:: DATA LINES ::

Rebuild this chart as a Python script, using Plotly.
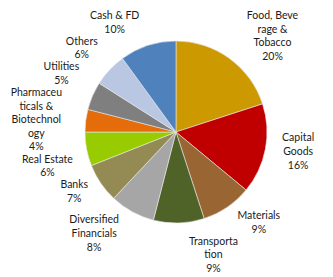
import plotly.graph_objects as go

labels = ["Food, Beve<br>rage &<br>Tobacco", "Capital<br>Goods", "Materials",
          "Transporta<br>tion", "Diversified<br>Financials", "Banks", "Real Estate",
          "Pharmaceu<br>ticals &<br>Biotechnol<br>ogy", "Utilities", "Others", "Cash & FD"]
values = [20, 16, 9, 9, 8, 7, 6, 4, 5, 6, 10]
colors = ["#CC9900", "#C00000", "#996633", "#4F6228", "#A6A6A6", "#948A54",
          "#99CC00", "#E46C0A", "#7F7F7F", "#B9C7E3", "#4F81BD"]

TEXT_COLOR = "#1a1a1a"
# the page body has an 8px margin, so the figure is drawn 8px smaller
W, H = 325, 269

fig = go.Figure()
# coloured slices
fig.add_trace(go.Pie(
    labels=labels, values=values, sort=False, direction="clockwise", rotation=0,
    marker=dict(colors=colors, line=dict(color="#E8E8E8", width=0.6)),
    textinfo="none", showlegend=False, hoverinfo="none", automargin=False,
    domain=dict(x=[0.2369, 0.7969], y=[0.2007, 0.8773]),
))
# invisible larger pie that carries the outside labels (leader lines drawn in white)
fig.add_trace(go.Pie(
    labels=labels, values=values, sort=False, direction="clockwise", rotation=0,
    marker=dict(colors=["rgba(0,0,0,0)"] * len(values), line=dict(width=0)),
    textposition="outside", automargin=False,
    texttemplate="<span style='color:" + TEXT_COLOR + "'>%{label}<br>%{percent:.0%}</span>",
    outsidetextfont=dict(family="Lato", size=10.5, color="#ffffff"),
    showlegend=False, hoverinfo="none",
    domain=dict(x=[0.2154, 0.8185], y=[0.1747, 0.9033]),
))
fig.update_layout(width=W, height=H,
                  margin=dict(l=0, r=0, t=0, b=0, pad=0, autoexpand=False),
                  paper_bgcolor="white", plot_bgcolor="white")
fig.write_html("out.html")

:::

Return to the listing above and set it down exactly, leaving out its pictures.

## COMPLETE RESPONSE
Rebuild this chart as a Python script, using Plotly.
import plotly.graph_objects as go

labels = ["Food, Beve<br>rage &<br>Tobacco", "Capital<br>Goods", "Materials",
          "Transporta<br>tion", "Diversified<br>Financials", "Banks", "Real Estate",
          "Pharmaceu<br>ticals &<br>Biotechnol<br>ogy", "Utilities", "Others", "Cash & FD"]
values = [20, 16, 9, 9, 8, 7, 6, 4, 5, 6, 10]
colors = ["#CC9900", "#C00000", "#996633", "#4F6228", "#A6A6A6", "#948A54",
          "#99CC00", "#E46C0A", "#7F7F7F", "#B9C7E3", "#4F81BD"]

TEXT_COLOR = "#1a1a1a"
# the page body has an 8px margin, so the figure is drawn 8px smaller
W, H = 325, 269

fig = go.Figure()
# coloured slices
fig.add_trace(go.Pie(
    labels=labels, values=values, sort=False, direction="clockwise", rotation=0,
    marker=dict(colors=colors, line=dict(color="#E8E8E8", width=0.6)),
    textinfo="none", showlegend=False, hoverinfo="none", automargin=False,
    domain=dict(x=[0.2369, 0.7969], y=[0.2007, 0.8773]),
))
# invisible larger pie that carries the outside labels (leader lines drawn in white)
fig.add_trace(go.Pie(
    labels=labels, values=values, sort=False, direction="clockwise", rotation=0,
    marker=dict(colors=["rgba(0,0,0,0)"] * len(values), line=dict(width=0)),
    textposition="outside", automargin=False,
    texttemplate="<span style='color:" + TEXT_COLOR + "'>%{label}<br>%{percent:.0%}</span>",
    outsidetextfont=dict(family="Lato", size=10.5, color="#ffffff"),
    showlegend=False, hoverinfo="none",
    domain=dict(x=[0.2154, 0.8185], y=[0.1747, 0.9033]),
))
fig.update_layout(width=W, height=H,
                  margin=dict(l=0, r=0, t=0, b=0, pad=0, autoexpand=False),
                  paper_bgcolor="white", plot_bgcolor="white")
fig.write_html("out.html")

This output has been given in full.